Historical Context

Between 1870 and 1900, the United States transformed from a largely agrarian economy into the world's leading industrial power. Steel output increased fiftyfold. Railroad track doubled. And a handful of men—some brilliant, some ruthless, most both—sat at the center of it all.

On a bitter January morning in 1875, a twenty-three-year-old foreman named Henry Clay Frick walked into a Pittsburgh bank and asked for a loan of $10,000. He wanted to buy coke ovens. The banker, by most accounts, laughed. Within six years, Frick controlled the majority of the coke supply in western Pennsylvania—and had become indispensable to the most powerful steelmaker in the world.
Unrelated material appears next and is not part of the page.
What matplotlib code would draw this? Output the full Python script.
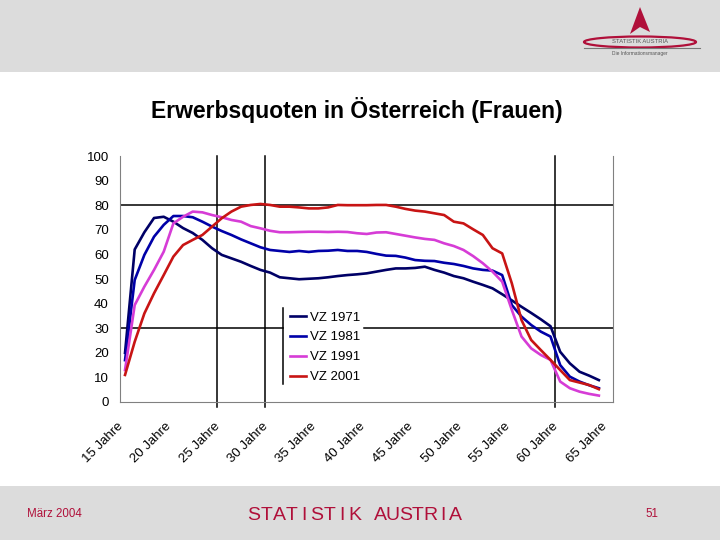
import matplotlib
matplotlib.use('Agg')
import matplotlib.pyplot as plt
import matplotlib.transforms as mtransforms
from matplotlib.patches import Rectangle, Polygon, Ellipse
from matplotlib.lines import Line2D

plt.rcParams['font.family'] = ['Liberation Sans', 'DejaVu Sans']

# Alter 15 bis 64
ages = list(range(15, 65))

vz1971 = [20, 62, 69, 74.8, 75.3, 73.3, 70.7, 68.7, 65.9, 62.5,
          59.8, 58.4, 57, 55.3, 53.7, 52.6, 50.7, 50.3, 49.9, 50.1,
          50.3, 50.7, 51.2, 51.6, 51.9, 52.3, 53, 53.7, 54.3, 54.3,
          54.5, 55, 53.7, 52.6, 51.2, 50.3, 48.9, 47.6, 46.2, 43.8,
          41.3, 38.7, 36.2, 33.6, 30.8, 20.4, 15.7, 12.3, 10.7, 8.9]
vz1981 = [17, 49.6, 59.8, 67.2, 72, 75.6, 75.6, 75.1, 73.3, 71.3,
          69.5, 67.9, 66.1, 64.5, 62.9, 61.8, 61.4, 61, 61.4, 61,
          61.4, 61.5, 61.8, 61.4, 61.4, 61, 60.2, 59.5, 59.4, 58.7,
          57.7, 57.4, 57.3, 56.6, 56.1, 55.3, 54.3, 53.7, 53.4, 51.6,
          39.4, 34.7, 31.3, 28.6, 26.6, 15, 10.3, 8.3, 6.8, 5.6]
vz1991 = [13, 39.4, 46.9, 53.7, 61.1, 72.6, 75.3, 77.4, 77.1, 76,
          75.1, 74, 73.3, 71.5, 70.6, 69.6, 69, 69, 69.1, 69.2,
          69.2, 69.1, 69.2, 69.1, 68.6, 68.3, 68.9, 69, 68.3, 67.6,
          66.9, 66.3, 65.9, 64.5, 63.4, 61.8, 59.3, 56.4, 53, 48.9,
          37.4, 26.6, 21.8, 19.1, 17.1, 8.3, 5.6, 4.2, 3.3, 2.6]
vz2001 = [11, 24.5, 36, 44.2, 51.6, 59.1, 63.8, 65.9, 67.9, 71.3,
          74.7, 77.4, 79.4, 80.1, 80.5, 80.1, 79.4, 79.4, 79.1, 78.7,
          78.7, 79.1, 80.1, 80, 80, 80, 80.1, 80.1, 79.4, 78.5,
          77.8, 77.4, 76.7, 76, 73.3, 72.6, 70.2, 67.9, 62.5, 60.4,
          48.2, 33.3, 25.2, 21.1, 17.1, 13, 8.9, 7.9, 6.9, 5.2]

series = {'VZ 1971': vz1971, 'VZ 1981': vz1981, 'VZ 1991': vz1991, 'VZ 2001': vz2001}
colors = ['#000066', '#0000A8', '#D63CD6', '#C81414']

xticks = list(range(15, 70, 5))
xlabels = [f'{a} Jahre' for a in xticks]
yticks = list(range(0, 110, 10))

fig = plt.figure(figsize=(7.2, 5.4), dpi=100)
fig.patch.set_facecolor('white')

# Kopf- und Fussleiste
fig.patches.append(Rectangle((0, 1 - 72 / 540), 1, 72 / 540, transform=fig.transFigure,
                             facecolor='#DCDCDC', edgecolor='none', zorder=0))
fig.patches.append(Rectangle((0, 0), 1, 54 / 540, transform=fig.transFigure,
                             facecolor='#DCDCDC', edgecolor='none', zorder=0))

# Logo (vereinfacht)
red = '#B0103A'
fig.patches.append(Polygon([(640 / 720, 1 - 7 / 540), (630 / 720, 1 - 34 / 540),
                            (640 / 720, 1 - 27 / 540), (650 / 720, 1 - 32 / 540)],
                           closed=True, transform=fig.transFigure, facecolor=red, edgecolor='none'))
fig.patches.append(Ellipse((640 / 720, 1 - 42 / 540), 112 / 720, 11 / 540, transform=fig.transFigure,
                           facecolor='none', edgecolor=red, lw=1.6))
fig.text(640 / 720, 1 - 42 / 540, 'STATISTIK AUSTRIA', fontsize=4.2, ha='center', va='center',
         color='#555555', bbox=dict(facecolor='#DCDCDC', edgecolor='none', pad=0.5))
fig.lines.append(Line2D([584 / 720, 700 / 720], [1 - 48 / 540, 1 - 48 / 540], transform=fig.transFigure,
                        color='#777777', lw=0.8))
fig.text(640 / 720, 1 - 53 / 540, 'Die Informationsmanager', fontsize=3.5, ha='center', va='center',
         color='#555555')

fig.text(357 / 720, 1 - 110 / 540, 'Erwerbsquoten in Österreich (Frauen)', fontsize=16.5,
         fontweight='bold', ha='center', va='center')

fig.text(27 / 720, 1 - 514 / 540, 'März 2004', fontsize=8.3, color=red, ha='left', va='center')
footer = 'STATISTIK AUSTRIA'
for i, ch in enumerate(footer):
    fig.text((254 + i * 12.6) / 720, 1 - 515 / 540, ch, fontsize=14, color=red, ha='center',
             va='center', family=['DejaVu Sans Condensed', 'Liberation Sans Narrow', 'Liberation Sans'])
fig.text(652 / 720, 1 - 514 / 540, '51', fontsize=8.3, color=red, ha='center', va='center')

ax = fig.add_axes([120 / 720, 1 - 402 / 540, 493 / 720, 246 / 540])
for (name, vals), c in zip(series.items(), colors):
    ax.plot(ages, vals, color=c, lw=1.9, label=name, zorder=3)

ax.set_xlim(14.48, 65.46)
ax.set_ylim(0, 100)
ax.set_yticks(yticks)
ax.set_xticks(xticks)
ax.set_xticklabels(xlabels, rotation=45, ha='right', rotation_mode='anchor')
ax.tick_params(axis='both', length=0, labelsize=9.5)
ax.tick_params(axis='y', pad=8)
ax.tick_params(axis='x', pad=8)
shift = mtransforms.ScaledTranslation(-0.08, -0.07, fig.dpi_scale_trans)
for lbl in ax.get_xticklabels():
    lbl.set_transform(lbl.get_transform() + shift)

for s in ['left', 'bottom', 'right']:
    ax.spines[s].set_color('#808080')
ax.spines['top'].set_visible(False)

# schwarze Hilfslinien
ax.axhline(80, color='black', lw=1.1, zorder=2)
leg_left, leg_right = 31.34, 39.72
ax.plot([14.48, leg_left], [30, 30], color='black', lw=1.1, zorder=2)
ax.plot([leg_right, 65.46], [30, 30], color='black', lw=1.1, zorder=2)
ax.plot([leg_left, leg_left], [7.3, 38.2], color='black', lw=1.1, zorder=2)
for xv in [24.5, 29.5, 59.5]:
    ax.axvline(xv, ymin=-0.02, ymax=1.0, color='black', lw=1.1, zorder=2, clip_on=False)

leg = ax.legend(loc='upper left', bbox_to_anchor=(0.335, 0.39), frameon=False, fontsize=9.5,
                handlelength=1.2, handletextpad=0.3, labelspacing=0.58, borderaxespad=0)

fig.savefig('out.png', dpi=100)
That steelmaker was Andrew Carnegie. And the story of how Carnegie, Frick, and a generation of industrialists turned raw material into economic empire is also the story of how modern America was invented—its management structures, its labor conflicts, its culture of aspiration, and its tolerance for spectacular human cost.

The Iron Equation

The key insight of the Gilded Age industrialists was not technical—it was logistical. Steel itself had been known for centuries. The Bessemer converter, which made mass steel production economically viable, had been patented in 1856. What Carnegie understood, and what his competitors were slow to grasp, was that the profit was not in making steel. It was in controlling every step of the process that led to steel.

Carnegie Steel blast furnaces at Homestead Steel Works, 1907
Carnegie Steel Company blast furnaces at the Homestead Steel Works, 1907. Library of Congress, Prints & Photographs Division

Carnegie's vertical integration—owning iron ore deposits, limestone quarries, railroads, and steamships, in addition to the mills themselves—meant he could undercut any competitor on price and still profit. When rail prices dropped, competitors bled. Carnegie thrived.
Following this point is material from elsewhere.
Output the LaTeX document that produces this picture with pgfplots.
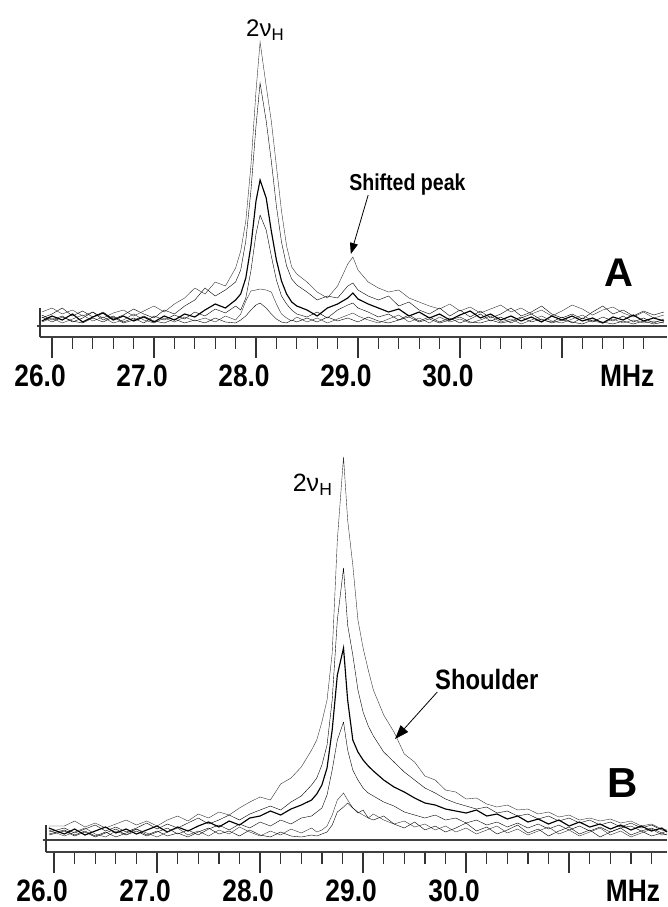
\documentclass[border=0pt]{standalone}
\usepackage{fontspec}
\setmainfont{Liberation Sans}
\newfontfamily\narrowfont[FakeStretch=0.85]{Liberation Sans}
\usepackage{pgfplots}
\pgfplotsset{compat=1.18}
\usepackage{pgfplotstable}
\usetikzlibrary{arrows.meta}

\pgfplotstableread{
x a1 a2 a3 a4 a5 a6
25.9 14 8 5 11 4 9
26.0 18 12 10 6 8 4
26.1 12 18 6 10 3 9
26.2 16 10 12 4 7 5
26.3 10 15 4 8 11 3
26.4 14 9 9 14 5 8
26.5 8 14 13 6 9 4
26.6 13 7 6 10 3 9
26.7 16 11 10 4 6 3
26.8 10 17 5 8 12 6
26.9 15 12 9 3 6 10
27.0 20 8 4 10 3 5
27.1 14 16 10 6 8 3
27.2 22 12 6 11 4 7
27.3 28 20 12 7 9 3
27.4 38 26 9 14 5 6
27.5 32 38 16 10 8 3
27.6 44 30 22 17 4 8
27.7 40 36 18 13 10 4
27.8 58 44 26 20 6 3
27.85 75 56 32 16 12 6
27.9 105 85 48 28 25 10
27.95 160 135 80 55 35 16
28.0 235 200 125 92 36 21
28.04 284 243 146 111 37 23
28.1 240 205 128 96 36 18
28.15 205 165 95 70 34 12
28.2 160 120 66 46 22 7
28.25 115 84 45 30 12 4
28.3 80 60 32 22 8 3
28.35 59 47 24 16 5 6
28.4 52 41 20 12 9 4
28.5 44 34 16 9 4 8
28.6 34 26 10 14 8 4
28.7 28 30 18 8 3 9
28.8 40 28 22 16 7 5
28.9 62 40 28 21 11 8
28.95 69 43 33 23 13 6
29.0 56 36 27 18 10 4
29.1 44 30 22 14 6 9
29.2 38 26 18 9 3 5
29.3 34 30 14 12 7 3
29.4 36 20 17 6 11 6
29.5 28 24 10 11 4 9
29.6 24 16 14 5 8 4
29.7 20 12 8 9 3 7
29.8 17 18 12 4 9 3
29.9 22 10 6 8 4 6
30.0 15 16 11 3 7 9
30.1 19 9 15 7 3 4
30.2 13 15 8 12 6 3
30.3 17 8 12 5 10 6
30.4 21 12 6 9 4 3
30.5 14 18 10 3 7 5
30.6 18 10 5 8 2 9
30.7 12 14 9 12 6 4
30.8 16 20 4 6 10 7
30.9 10 12 10 4 5 3
31.0 15 8 6 9 3 6
31.1 21 12 10 3 7 4
31.2 17 7 5 8 11 2
31.3 11 14 8 4 5 6
31.4 16 20 3 9 3 4
31.5 19 12 9 5 7 2
31.6 13 16 6 10 3 5
31.7 9 10 11 4 6 2
31.8 14 15 5 8 3 5
31.9 8 11 8 3 5 2
32.0 11 14 5 7 3 4
}\tabA

\pgfplotstableread{
x b1 b2 b3 b4 b5 b6
25.95 14 8 12 5 10 6
26.1 14 12 6 9 4 10
26.2 19 7 11 4 8 5
26.3 13 11 5 8 12 9
26.4 17 15 9 3 6 4
26.5 12 9 13 7 3 8
26.6 16 13 7 11 9 3
26.7 20 8 11 5 5 7
26.8 15 12 6 9 11 11
26.9 19 17 10 4 7 5
27.0 14 11 14 8 3 9
27.1 20 16 8 12 8 4
27.2 24 12 13 6 12 7
27.3 19 17 9 10 5 3
27.4 26 22 14 5 9 8
27.5 22 16 18 11 4 12
27.6 28 20 13 15 10 6
27.7 25 25 19 10 6 9
27.8 32 20 15 16 13 4
27.9 38 26 22 12 8 10
28.0 43 30 24 18 4 5
28.1 40 34 29 14 9 3
28.2 56 30 25 20 5 8
28.3 62 38 31 16 11 4
28.4 73 44 35 22 7 3
28.5 90 55 40 24 12 5
28.55 100 62 46 28 8 4
28.6 118 75 55 32 10 6
28.65 140 95 72 45 14 8
28.7 187 140 110 70 25 15
28.75 300 220 165 100 40 28
28.81 383 272 192 118 47 33
28.85 320 215 140 90 40 37
28.9 275 185 100 70 32 32
28.95 220 150 88 60 28 27
29.0 192 128 80 52 25 30
29.05 170 114 74 47 22 22
29.1 150 104 69 44 26 20
29.2 125 88 60 38 20 24
29.3 108 78 53 34 16 16
29.4 86 68 48 28 19 12
29.5 78 60 42 25 13 18
29.6 64 52 37 22 16 10
29.7 60 47 35 25 10 14
29.8 50 41 31 20 14 8
29.9 48 37 29 22 8 12
30.0 41 34 27 17 12 17
30.1 42 31 30 20 6 9
30.2 36 33 24 15 10 13
30.3 33 27 26 18 14 6
30.4 35 29 21 13 7 10
30.5 30 24 24 17 11 15
30.6 31 26 18 12 5 7
30.7 26 21 21 16 9 11
30.8 28 24 16 11 13 4
30.9 23 19 20 15 6 9
31.0 25 22 14 10 10 13
31.1 20 17 18 14 4 6
31.2 22 20 13 9 8 10
31.3 19 15 16 13 12 3
31.4 21 18 11 8 5 8
31.5 17 13 15 12 9 12
31.6 19 17 10 14 3 5
31.7 14 12 14 9 7 9
31.8 16 15 9 12 11 4
31.9 11 10 12 7 5 7
31.95 10 9 8 9 6 5
}\tabB

\pgfplotsset{
  spec/.style={
    scale only axis, clip=false,
    axis x line*=bottom, axis y line=none,
    xtick={26,27,28,29,30,31},
    xticklabels={26.0,27.0,28.0,29.0,30.0,{}},
    minor xtick={26.2,26.4,26.6,26.8,27.2,27.4,27.6,27.8,28.2,28.4,28.6,28.8,29.2,29.4,29.6,29.8,30.2,30.4,30.6,30.8,31.2,31.4,31.6,31.8},
    tick align=outside,
    major tick length=21pt, minor tick length=12pt,
    every tick/.style={line width=1.3pt, black!80},
    axis line style={line width=1.6pt, black!75},
    xticklabel style={font={\narrowfont\bfseries\fontsize{31}{33}\selectfont}, inner sep=0pt, xshift=-12pt, yshift=-7pt},
    cycle list={{black!80, solid, line width=1.15pt, line join=round}},
    every axis plot/.append style={no markers},
  },
}
\tikzset{lab/.style={font={\narrowfont\bfseries\fontsize{31}{33}\selectfont}, inner sep=0pt, anchor=north}}

\begin{document}
\begin{tikzpicture}
\useasboundingbox (0,0) rectangle (667pt,-907pt);

% Panel A
\begin{axis}[spec, at={(40pt,-337pt)}, anchor=south west,
  width=627pt, height=311pt, xmin=25.882, xmax=32.03, ymin=-11, ymax=300]
  \addplot table[x=x,y=a1] {\tabA};
  \addplot table[x=x,y=a2] {\tabA};
  \addplot table[x=x,y=a3] {\tabA};
  \addplot table[x=x,y=a4] {\tabA};
  \addplot table[x=x,y=a5] {\tabA};
  \addplot table[x=x,y=a6] {\tabA};
  \draw[line width=1.6pt, black!75] (axis cs:25.85,0) -- (axis cs:32.03,0);
  \draw[line width=1.2pt, black!80] (axis cs:25.882,-11) -- (axis cs:25.882,18);
  \node[font=\fontsize{24}{26}\selectfont] at (axis cs:28.09,296) {2ν\textsubscript{H}};
  \node[anchor=west, font={\narrowfont\bfseries\fontsize{23}{25}\selectfont}] at (axis cs:28.88,141) {Shifted peak};
  \draw[-{Triangle[length=11pt,width=8pt]}, line width=0.8pt] (axis cs:29.10,131) -- (axis cs:28.93,72);
  \node[font=\bfseries\fontsize{40}{42}\selectfont] at (axis cs:31.56,53) {A};
  \node[lab] at (axis cs:31.64,-39) {MHz};
\end{axis}

% Panel B
\begin{axis}[spec, at={(46pt,-852pt)}, anchor=south west,
  width=621pt, height=412pt, xmin=25.922, xmax=31.95, ymin=-12, ymax=400]
  \addplot table[x=x,y=b1] {\tabB};
  \addplot table[x=x,y=b2] {\tabB};
  \addplot table[x=x,y=b3] {\tabB};
  \addplot table[x=x,y=b4] {\tabB};
  \addplot table[x=x,y=b5] {\tabB};
  \addplot table[x=x,y=b6] {\tabB};
  \draw[line width=1.6pt, black!75] (axis cs:25.89,0) -- (axis cs:31.95,0);
  \draw[line width=1.2pt, black!80] (axis cs:25.922,-12) -- (axis cs:25.922,15);
  \node[font=\fontsize{25}{27}\selectfont] at (axis cs:28.51,355) {2ν\textsubscript{H}};
  \node[font={\narrowfont\bfseries\fontsize{28}{30}\selectfont}] at (axis cs:30.20,161) {Shoulder};
  \draw[-{Triangle[length=14pt,width=10pt]}, line width=0.8pt] (axis cs:29.72,148) -- (axis cs:29.31,101);
  \node[font=\bfseries\fontsize{42}{44}\selectfont] at (axis cs:31.52,57) {B};
  \node[lab] at (axis cs:31.62,-40) {MHz};
\end{axis}
\end{tikzpicture}
\end{document}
"Two percent is not enough. Give me the whole market or give me nothing."

Andrew Carnegie, internal memo, circa 1887

The Men Behind the Metal

Carnegie was the face, but the operation ran on a cadre of managers and partners who were, in many ways, more interesting. Charles Schwab—no relation to the brokerage founder—ran Carnegie's mills with a stopwatch and an obsessive faith in efficiency metrics. He pioneered what we now call performance management: every department tracked against every other, foremen competing for bonuses based on tonnage.

Frick's role was darker and more essential. As chairman of Carnegie Steel, he handled the parts of the business Carnegie preferred not to see up close: the labor negotiations, the Pinkerton contracts, the political lobbying. He was, in the parlance of the era, "the man who did what had to be done."

The Cost of Progress

Steel workers at Homestead, circa 1900
Workers outside the Homestead Steel Works, circa 1900. Library of Congress, Detroit Publishing Co.

The Homestead Strike of 1892 is remembered as a labor catastrophe, but it is also, at its core, a business story. When Frick locked out the Amalgamated Association of Iron and Steel Workers and brought in three hundred Pinkerton guards by barge on the Monongahela River, he was executing a rational corporate strategy: break the union, cut wages, increase throughput.

The strategy worked. In the short term. Output at Homestead increased. Wages fell. Profits rose. But the reputational damage to Carnegie—who was in Scotland at the time, carefully absent—proved lasting, and the incident seeded a generation of labor activism that would eventually, forty years later, produce the National Labor Relations Act.

Every efficiency gain in the mill was paid for somewhere, by someone, in ways that rarely appeared on the ledger.

A Complicated Legacy

Carnegie died in 1919, having given away 90 percent of his fortune—over $350 million—to libraries, universities, and peace organizations. Historians still argue about what that philanthropy means. Was it penance? Genuine idealism? Or simply the most effective form of reputation management ever devised?

What is harder to dispute is the structural legacy. The management systems developed in Carnegie's mills—cost accounting, departmental competition, performance benchmarks—became the template for American industrial management for the next hundred years. We still live, in many ways, in the operational world that Pittsburgh built.

A Note on Narrative & Sources

The opening anecdote—Frick's loan conversation—is reconstructed from period accounts and biographies, including The Gospel of Wealth and Les Standiford's Meet You in Hell. Direct quotations are sourced from letters, testimony, or contemporaneous reporting; the Carnegie memo cited above appears in the Carnegie Papers, Library of Congress. Where scenes are dramatized for narrative clarity, they are grounded in documented fact. This story is narrative nonfiction, not fiction.